Le "Persona" est l'un des outils clés du design anthropocentré. Exemple de mise en oeuvre actantielle avec Virginie Poirier et Florie Remond.
- Qu'est-ce qu'un actant ? Quand et comment créer un persona actantiel ?
- Que provoque l'introduction d'un persona non-humain dans un projet de conception ou de re-conception de produits ou services ?
Dans cet article croisant le retour d'expérience de Virginie Poirier (UX designer) et des encarts méthodologiques proposés par Florie Bugeaud-Remond (fondatrice de beewö), nous vous présentons cet outil clé à travers l'exemple concret du projet de fin de certification mené par Virginie. Ce projet illustre l'importance de concevoir pour et avec le vivant !
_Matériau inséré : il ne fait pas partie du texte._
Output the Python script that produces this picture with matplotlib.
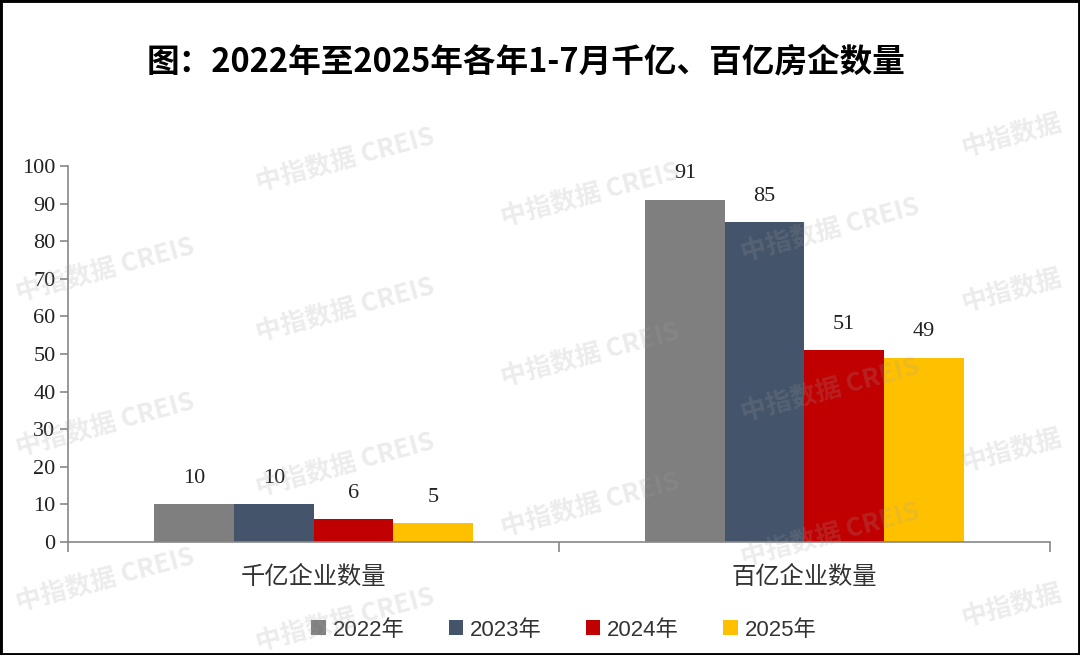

Présentation de Virginie :
J’ai un parcours plutôt atypique ! Diplômée en géographie, j’intègre les équipes informatiques d’une filiale d’un grand groupe bancaire. J’y découvre les systèmes industrialisés puis le syndicalisme qui m’a permis de toucher à d’autres activités comme l’animation, le droit, en passant par l’événementiel et l’engagement citoyen dans différentes instances régionales. Après 12 ans de détachement syndical, je voulais donner une autre orientation à ma carrière professionnelle. Grace à un bilan de compétences, j’ai défini les contours d’un métier alliant à la fois échanges, recherche, technique et créativité c’est ainsi que j’ai postulé aux Gobelins à Paris en 2023. C'est lors de cette formation que j'ai rencontré Florie et lui ai demandé d'être ma coach dans le cadre de mon projet personnel pour obtenir la certification UX Design. C'est de ce projet dont je vais vous parler ! Depuis j’ai collaboré à la conception d’un outil de travail pour la gestion de formations au sein d'une association.
Etape 1 - Cadrage du projet :
Dans le cadre de mes activités syndicales, je siège au CESER (Conseil Économique Environnemental Régional). Il s’agit d’une déclinaison en territoire du CESE (Conseil Économique Social et Environnemental) qui est la 3ème chambre constitutionnelle de notre démocratie. Elle permet l’expression de la société civile sur les choix politiques de l’État et de la Région. Lors d’une séance j’ai entendu parler du ZAN (Zéro Artificialisation Nette) et de la montée de boucliers qu’il suscitait. Ma formation initiale a développé ma sensibilité aux sujets environnementaux, le ZAN a donc piqué ma curiosité. Je me suis renseignée sur ce qu’il signifiait et pourquoi cela générait autant de débats. J’ai découvert que derrière cet acronyme se cachait une petite révolution d’un point de vue environnemental.
Le ZAN est un objectif pour ne plus artificialiser les sols d’ici 2050 et il a fait l’objet d’une inscription dans la loi contre le dérèglement climatique votée en 2021. Le projet est ambitieux. Néanmoins il inquiète le monde économique en ce qu’il empêcherait son développement. C’est en partant de cette difficulté, ou opposition, que je me suis demandée comment le design pourrait être utile. Habitant en Normandie, je me suis naturellement intéressée à l’impact du ZAN dans ma région en m’interrogeant sur la manière de concilier des acteurs à priori antagonistes.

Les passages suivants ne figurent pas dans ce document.